So I stand perched on the brink of a journey. A journey called a master’s thesis. With the High Holy Days wrapped up, it’s high time for me to knuckle down and get this thing going. The subject of my thesis is Jewish-Christian relations from roughly the Renaissance era to the present day.
As you probably know, I am a Church History major. Among the many interesting subjects that attracted me to this degree program, Jewish-Christian relations was probably the most appealing to me. It’s pretty much common knowledge that Christians and Jews haven’t had the best “go of it” throughout the 2000 years of their history together. It’s partly this fact drives me the most. What passes for “common knowledge” in this subject area is quite lop-sided, focusing solely on the Christian persecution of the Jewish people. PLEASE HEAR ME: I, probably more than most, know of the atrocities that so-called “Christians” have afflicted upon the Jewish people. I have no intention to minimize those events or ignore them as if they didn’t occur. They did occur, and frequently. But, this isn’t all of the story. Around almost every corner of Jewish-Christian relations, there is a nuance. Like many of our personal relationships, Jewish-Christian relations is…well…complicated. “Love/hate” doesn’t even really begin to describe it.

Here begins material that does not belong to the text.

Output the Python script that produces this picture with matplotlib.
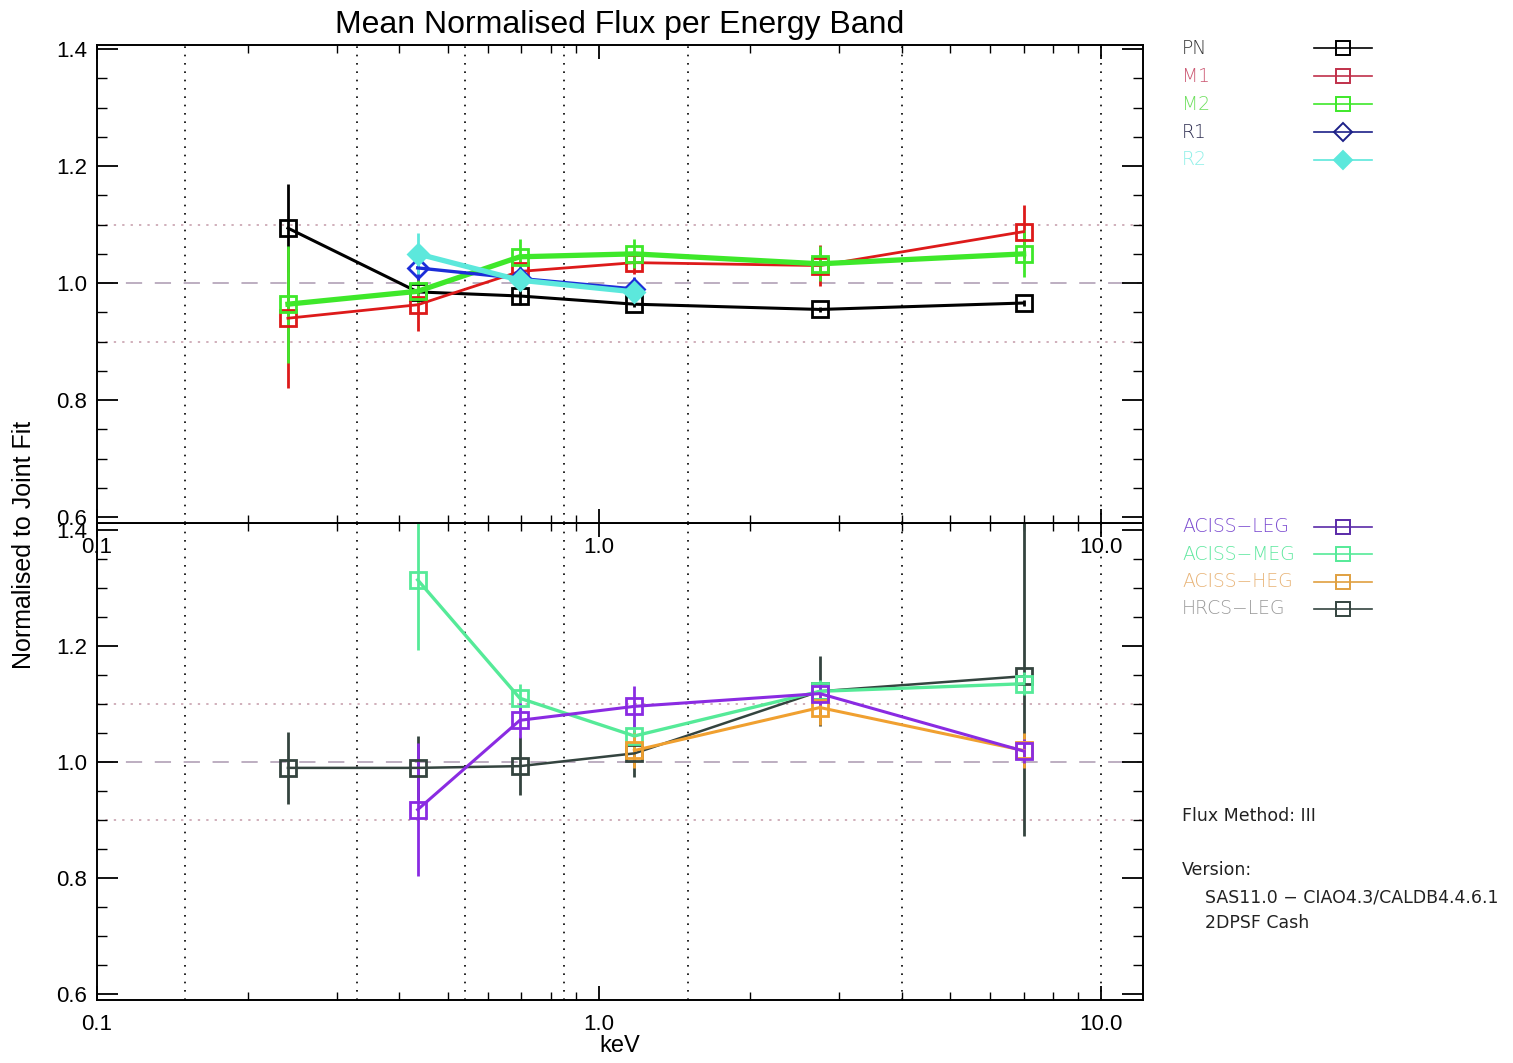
import matplotlib
matplotlib.use('Agg')
import matplotlib.pyplot as plt
import numpy as np
from matplotlib.lines import Line2D
from matplotlib.ticker import FixedLocator, MultipleLocator, LogLocator, NullFormatter

plt.rcParams['font.family'] = ['Liberation Sans', 'DejaVu Sans']

# energy bands (keV) and band centres
band_edges = [0.15, 0.33, 0.54, 0.85, 1.5, 4.0, 10.0]
energy = [0.24, 0.435, 0.695, 1.175, 2.75, 7.0]
energy_rgs = [0.435, 0.695, 1.175]
energy_acis = [0.435, 0.695, 1.175, 2.75, 7.0]
energy_heg = [1.175, 2.75, 7.0]

# top panel: XMM instruments
pn = [1.094, 0.985, 0.978, 0.964, 0.955, 0.966]
pn_err = [0.075, 0.01, 0.015, 0.005, 0.005, 0.005]
m1 = [0.940, 0.963, 1.020, 1.035, 1.030, 1.088]
m1_err = [0.12, 0.045, 0.02, 0.02, 0.035, 0.045]
m2 = [0.964, 0.986, 1.045, 1.050, 1.033, 1.050]
m2_err = [0.10, 0.02, 0.03, 0.025, 0.03, 0.04]
r1 = [1.026, 1.008, 0.990]
r1_err = [0.02, 0.01, 0.02]
r2 = [1.050, 1.005, 0.985]
r2_err = [0.035, 0.01, 0.02]

# bottom panel: Chandra instruments
leg = [0.918, 1.072, 1.096, 1.118, 1.019]
leg_err = [0.115, 0.03, 0.035, 0.02, 0.02]
meg = [1.314, 1.110, 1.045, 1.122, 1.135]
meg_err = [0.12, 0.025, 0.03, 0.02, 0.02]
heg = [1.020, 1.094, 1.020]
heg_err = [0.03, 0.03, 0.03]
hrcs = [0.990, 0.990, 0.993, 1.015, 1.122, 1.148]
hrcs_err = [0.062, 0.055, 0.05, 0.04, 0.06, 0.275]

W, H = 1513, 1063
fig = plt.figure(figsize=(W / 100, H / 100), dpi=100)

def fx(px):
    return px / W

def fy(py):
    return 1 - py / H

ax_bot = fig.add_axes([fx(97), fy(1000), fx(1143) - fx(97), fy(523) - fy(1000)])
ax_top = fig.add_axes([fx(97), fy(523), fx(1143) - fx(97), fy(45) - fy(523)])

def style_axes(ax, ylim):
    ax.set_xscale('log')
    ax.set_xlim(0.1, 12.1)
    ax.set_ylim(*ylim)
    for v in band_edges:
        ax.axvline(v, color='black', lw=1.2, ls=(0, (1, 4)), zorder=1)
    ax.axhline(1.1, color='#c49aa8', lw=1.1, ls=(0, (1.5, 4)), zorder=1)
    ax.axhline(0.9, color='#c49aa8', lw=1.1, ls=(0, (1.5, 4)), zorder=1)
    ax.axhline(1.0, color='#b8a8bc', lw=1.3, ls=(0, (9, 7)), zorder=1)
    ax.yaxis.set_major_locator(FixedLocator([0.6, 0.8, 1.0, 1.2, 1.4]))
    ax.yaxis.set_minor_locator(MultipleLocator(0.05))
    ax.yaxis.set_major_formatter(plt.FuncFormatter(lambda v, p: '%.1f' % v))
    ax.xaxis.set_major_locator(FixedLocator([0.1, 1.0, 10.0]))
    ax.xaxis.set_minor_locator(LogLocator(base=10, subs=np.arange(2, 10)))
    ax.xaxis.set_minor_formatter(NullFormatter())
    ax.xaxis.set_major_formatter(plt.FuncFormatter(lambda v, p: '%.1f' % v))
    ax.tick_params(axis='both', which='both', direction='in', top=True, right=True,
                   colors='black', labelsize=16)
    ax.tick_params(axis='y', which='major', length=15, width=1.3, pad=7)
    ax.tick_params(axis='y', which='minor', length=7, width=1.0)
    ax.tick_params(axis='x', which='major', length=10, width=1.3, pad=10)
    ax.tick_params(axis='x', which='minor', length=6, width=1.0)
    for s in ax.spines.values():
        s.set_linewidth(1.4)

style_axes(ax_top, (0.59, 1.407))
style_axes(ax_bot, (0.59, 1.412))

def series(ax, x, y, e, color, marker='s', lw=2.0, ms=12, mfc='none'):
    ax.errorbar(x, y, yerr=e, color=color, lw=lw, elinewidth=2.0, capsize=0,
                marker=marker, ms=ms, mfc=mfc, mec=color, mew=2.0, zorder=3)

series(ax_top, energy, pn, pn_err, 'black', lw=2.2)
series(ax_top, energy, m1, m1_err, '#dd1a1a', lw=2.0)
series(ax_top, energy, m2, m2_err, '#3ee82a', lw=3.8)
series(ax_top, energy_rgs, r1, r1_err, '#1c2ed8', marker='D', lw=2.4, ms=10)
series(ax_top, energy_rgs, r2, r2_err, '#5ce8dc', marker='D', lw=3.8, ms=10, mfc='#5ce8dc')

series(ax_bot, energy, hrcs, hrcs_err, '#34443f', lw=1.8)
series(ax_bot, energy_acis, meg, meg_err, '#55ea98', lw=2.4)
series(ax_bot, energy_heg, heg, heg_err, '#f0a030', lw=2.2)
series(ax_bot, energy_acis, leg, leg_err, '#8a2be2', lw=2.2)

ax_top.set_title('Mean Normalised Flux per Energy Band', fontsize=23, pad=9)
ax_bot.set_xlabel('keV', fontsize=17, labelpad=0)
fig.text(fx(24), fy(545), 'Normalised to Joint Fit', rotation=90, fontsize=18,
         ha='center', va='center')

# legends drawn at the right of the panels
def legend_row(py, label, color, tcolor, marker='s', mfc='none'):
    fig.text(fx(1182), fy(py), label, color=tcolor, fontsize=13.5,
             ha='left', va='center', family='DejaVu Sans', fontweight='light')
    fig.add_artist(Line2D([fx(1314), fx(1372)], [fy(py), fy(py)], color=color,
                          lw=1.2, transform=fig.transFigure))
    fig.add_artist(Line2D([fx(1343)], [fy(py)], color=color, marker=marker, ms=10 if marker == 's' else 9,
                          mfc=mfc, mec=color, mew=1.4, transform=fig.transFigure))

top_labels = ['PN', 'M1', 'M2', 'R1', 'R2']
top_colors = ['black', '#c0304a', '#3ee82a', '#1c2088', '#5ce8dc']
top_tcolors = ['#333333', '#cc5a74', '#70e060', '#333355', '#90f0e8']
top_markers = ['s', 's', 's', 'D', 'D']
for i, lab in enumerate(top_labels):
    legend_row(48 + 28 * i, lab, top_colors[i], top_tcolors[i], top_markers[i],
               mfc=top_colors[i] if lab == 'R2' else 'none')

bot_labels = ['ACISS\u2212LEG', 'ACISS\u2212MEG', 'ACISS\u2212HEG', 'HRCS\u2212LEG']
bot_colors = ['#5a2aa8', '#55ea98', '#e0a040', '#34443f']
bot_tcolors = ['#7a4ad0', '#60e8a0', '#e8b478', '#9a9a9a']
for i, lab in enumerate(bot_labels):
    legend_row(527 + 27.3 * i, lab, bot_colors[i], bot_tcolors[i])

info_kw = dict(fontsize=12.5, ha='left', va='center', color='#222222', family='DejaVu Sans')
fig.text(fx(1182), fy(816), 'Flux Method: III', **info_kw)
fig.text(fx(1182), fy(870), 'Version:', **info_kw)
fig.text(fx(1205), fy(897), 'SAS11.0 \u2212 CIAO4.3/CALDB4.4.6.1', **info_kw)
fig.text(fx(1205), fy(923), '2DPSF Cash', **info_kw)

fig.savefig('out.png', dpi=100)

One such example of this highly complex and paradoxical relationship is the formation of the Jewish ghettos. In 1516 (the year before Martin Luther nailed his 95 Thesis to the door), the very first Jewish ghetto was created in Venice. A ghetto was simply a section of town that all the Jews were cornered off into and literally walled into. Some entry in and out of the walls was allowed, but not much. Think of the Berlin Wall and Eastern Germany of the Cold War Era as an example of a very large ghetto.
After the creation of this first ghetto, the idea caught on quick. In 1555, Pope Paul the IV order the first ghetto created in Rome. This “Age of the Ghetto” lasted for over 200 years. The were destroyed in 1796 thanks to Napoleon’s Italian army. These ghettos stood for a longer period of time than the slavery in Egypt (according to Rashi’s reckoning).
Here’s the irony. First, it should be noted that most Jews living in Italy at the time were Sephardic refugees from Spain. In 1492, when Columbus sailed the ocean blue, the Jews were also kicked out of Spain too. Some went to Portugal for a short time, only to be forced south to North Africa. Others went to Rome where they were welcomed by the Pope at the time. The Sephardim flourished in Italy, concurrent with the beginnings of the Renaissance. Obviously, at the time, Jews were accepted by Italian Christians. See the irony? In order to escape the Spanish Inquisition and wrath of the Spanish monarchs, many Jews found refuge with the Pope in Rome!
But obviously, this era did not last, and the mid-sixteenth century saw Jews rounded up into ghettos. For over two-hundred years, thousands of Jews lived within the walls of the Roman ghettos.
But wait, the irony doesn’t end there. With the emancipation of the Jews from the ghettos by Napoleon, there came another threat, one that in some ways was much more subversive: assimilation. This period marked the decline of the Roman Catholic Church’s influence over Europe and the increased secularization of cultural life. Gradually, people identified as part of a nation-state than with a monarch or religion.
This attitude seriously challenged Jewish identity. Jewish identity had always been bound to Torah and Judaism. But with the relegation of religion to a second-class seat, one was expected to remove one’s markers of distinction as a Protestant, Catholic, or Jew to be a good German, Frenchman, or Italian.
Herein lies the irony. Ghettos, though deplorable and a serious transgression on those who enacted these statutes, had a positive outcome, namely preserving Jewish identity. But once Jews were freed from the ghettos (obviously a great and wonderful thing to be celebrated), they then faced a society that pressured them to assimilate and cease being Jewish. If not all together, then at least overtly.
This is merely one example. I think I have a lot of work ahead of me. So, I’m going to stop blogging and get to reading.